Required task: Give again, exactly as written, the lines of the records below from the line with "Rebuild this chart" to the line with "return (H - B - y) / PH". Both end lines count; pictures do not.

Provided information:
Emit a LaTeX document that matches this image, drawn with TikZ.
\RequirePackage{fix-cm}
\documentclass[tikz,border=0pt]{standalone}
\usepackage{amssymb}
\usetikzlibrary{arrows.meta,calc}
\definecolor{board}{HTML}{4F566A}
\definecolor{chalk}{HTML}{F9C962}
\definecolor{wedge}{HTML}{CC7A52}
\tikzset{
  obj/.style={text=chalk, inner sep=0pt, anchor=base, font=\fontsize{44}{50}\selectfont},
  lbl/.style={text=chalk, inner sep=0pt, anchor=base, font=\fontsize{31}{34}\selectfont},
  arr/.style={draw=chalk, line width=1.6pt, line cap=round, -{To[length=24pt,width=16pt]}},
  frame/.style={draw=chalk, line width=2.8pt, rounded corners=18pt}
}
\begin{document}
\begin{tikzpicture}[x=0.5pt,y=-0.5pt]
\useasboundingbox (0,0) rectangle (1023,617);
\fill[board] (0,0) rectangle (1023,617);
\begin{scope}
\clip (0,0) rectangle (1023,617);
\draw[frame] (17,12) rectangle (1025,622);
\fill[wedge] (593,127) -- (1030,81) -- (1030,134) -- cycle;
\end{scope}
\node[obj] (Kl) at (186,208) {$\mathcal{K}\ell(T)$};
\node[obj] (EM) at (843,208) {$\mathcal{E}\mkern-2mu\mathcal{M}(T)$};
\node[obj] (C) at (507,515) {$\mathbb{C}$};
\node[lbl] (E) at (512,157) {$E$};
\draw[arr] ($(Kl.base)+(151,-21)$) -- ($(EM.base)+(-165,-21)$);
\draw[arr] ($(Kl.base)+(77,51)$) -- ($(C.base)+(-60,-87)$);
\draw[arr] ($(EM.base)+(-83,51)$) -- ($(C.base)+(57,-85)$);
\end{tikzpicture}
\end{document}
---
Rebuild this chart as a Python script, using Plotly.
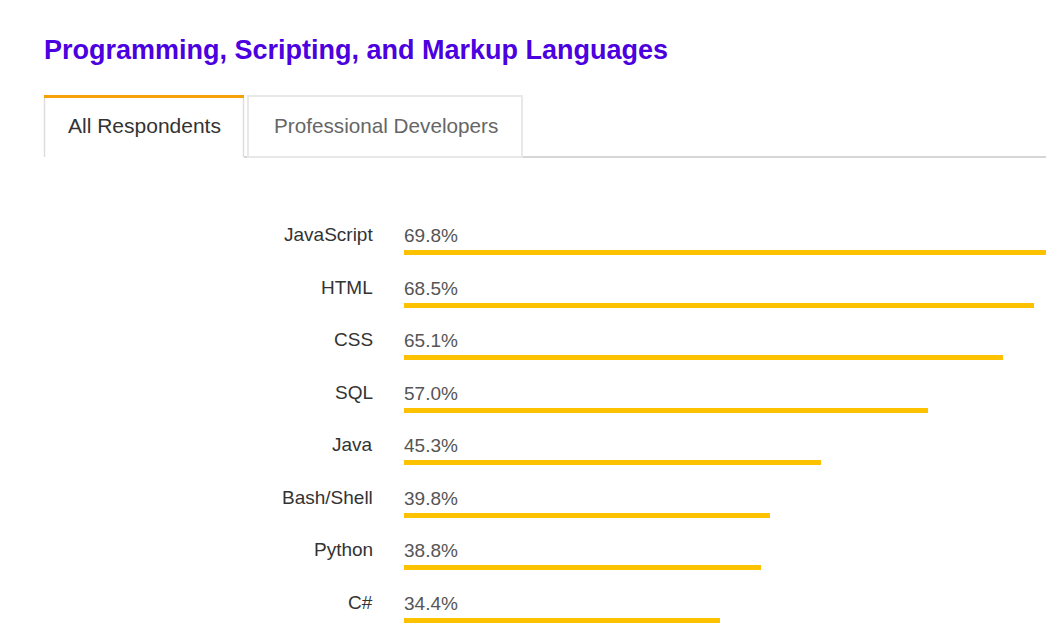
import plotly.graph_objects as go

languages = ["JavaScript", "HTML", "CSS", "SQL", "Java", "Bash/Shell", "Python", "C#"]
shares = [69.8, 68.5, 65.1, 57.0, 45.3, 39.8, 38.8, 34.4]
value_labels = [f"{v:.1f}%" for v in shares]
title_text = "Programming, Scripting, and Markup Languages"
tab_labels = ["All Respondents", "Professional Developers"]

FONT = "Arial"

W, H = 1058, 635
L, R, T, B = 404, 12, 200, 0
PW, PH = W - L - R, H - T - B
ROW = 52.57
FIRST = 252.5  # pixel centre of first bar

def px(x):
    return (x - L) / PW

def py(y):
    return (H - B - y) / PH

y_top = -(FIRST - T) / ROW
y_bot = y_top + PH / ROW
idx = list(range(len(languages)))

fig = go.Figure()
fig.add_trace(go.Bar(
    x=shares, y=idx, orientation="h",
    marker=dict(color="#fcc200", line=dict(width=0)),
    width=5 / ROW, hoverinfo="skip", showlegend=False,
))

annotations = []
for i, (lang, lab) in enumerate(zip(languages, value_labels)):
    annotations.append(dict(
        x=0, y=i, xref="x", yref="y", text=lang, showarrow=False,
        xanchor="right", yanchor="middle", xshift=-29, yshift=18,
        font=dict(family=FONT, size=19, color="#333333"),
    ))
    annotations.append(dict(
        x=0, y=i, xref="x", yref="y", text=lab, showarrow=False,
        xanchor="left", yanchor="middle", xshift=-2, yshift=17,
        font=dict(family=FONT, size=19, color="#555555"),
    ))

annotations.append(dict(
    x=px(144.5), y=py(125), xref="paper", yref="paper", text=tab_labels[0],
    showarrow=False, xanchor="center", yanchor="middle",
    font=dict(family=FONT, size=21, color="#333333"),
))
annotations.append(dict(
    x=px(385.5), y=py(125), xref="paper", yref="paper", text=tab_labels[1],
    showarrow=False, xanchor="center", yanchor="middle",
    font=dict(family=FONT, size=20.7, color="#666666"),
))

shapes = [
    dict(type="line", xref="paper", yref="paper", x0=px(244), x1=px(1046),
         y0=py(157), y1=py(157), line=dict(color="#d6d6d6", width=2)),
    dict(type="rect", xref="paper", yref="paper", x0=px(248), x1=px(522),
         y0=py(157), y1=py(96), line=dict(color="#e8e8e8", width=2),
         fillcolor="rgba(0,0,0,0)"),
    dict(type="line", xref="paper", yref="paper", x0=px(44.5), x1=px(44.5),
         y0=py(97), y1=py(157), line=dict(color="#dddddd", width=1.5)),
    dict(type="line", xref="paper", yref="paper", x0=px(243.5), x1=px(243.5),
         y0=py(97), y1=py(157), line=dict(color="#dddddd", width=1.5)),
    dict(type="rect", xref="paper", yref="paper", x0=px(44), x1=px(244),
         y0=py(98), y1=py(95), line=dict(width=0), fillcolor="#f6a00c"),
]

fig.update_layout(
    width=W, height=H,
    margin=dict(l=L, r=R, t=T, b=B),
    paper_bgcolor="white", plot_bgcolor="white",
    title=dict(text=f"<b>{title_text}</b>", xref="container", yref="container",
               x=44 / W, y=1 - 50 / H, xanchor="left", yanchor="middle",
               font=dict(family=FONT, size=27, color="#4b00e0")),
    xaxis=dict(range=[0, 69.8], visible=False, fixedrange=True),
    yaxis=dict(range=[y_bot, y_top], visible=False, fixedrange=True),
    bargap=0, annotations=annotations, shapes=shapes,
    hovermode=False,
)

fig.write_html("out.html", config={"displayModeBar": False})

Output below:
Rebuild this chart as a Python script, using Plotly.
import plotly.graph_objects as go

languages = ["JavaScript", "HTML", "CSS", "SQL", "Java", "Bash/Shell", "Python", "C#"]
shares = [69.8, 68.5, 65.1, 57.0, 45.3, 39.8, 38.8, 34.4]
value_labels = [f"{v:.1f}%" for v in shares]
title_text = "Programming, Scripting, and Markup Languages"
tab_labels = ["All Respondents", "Professional Developers"]

FONT = "Arial"

W, H = 1058, 635
L, R, T, B = 404, 12, 200, 0
PW, PH = W - L - R, H - T - B
ROW = 52.57
FIRST = 252.5  # pixel centre of first bar

def px(x):
    return (x - L) / PW

def py(y):
    return (H - B - y) / PH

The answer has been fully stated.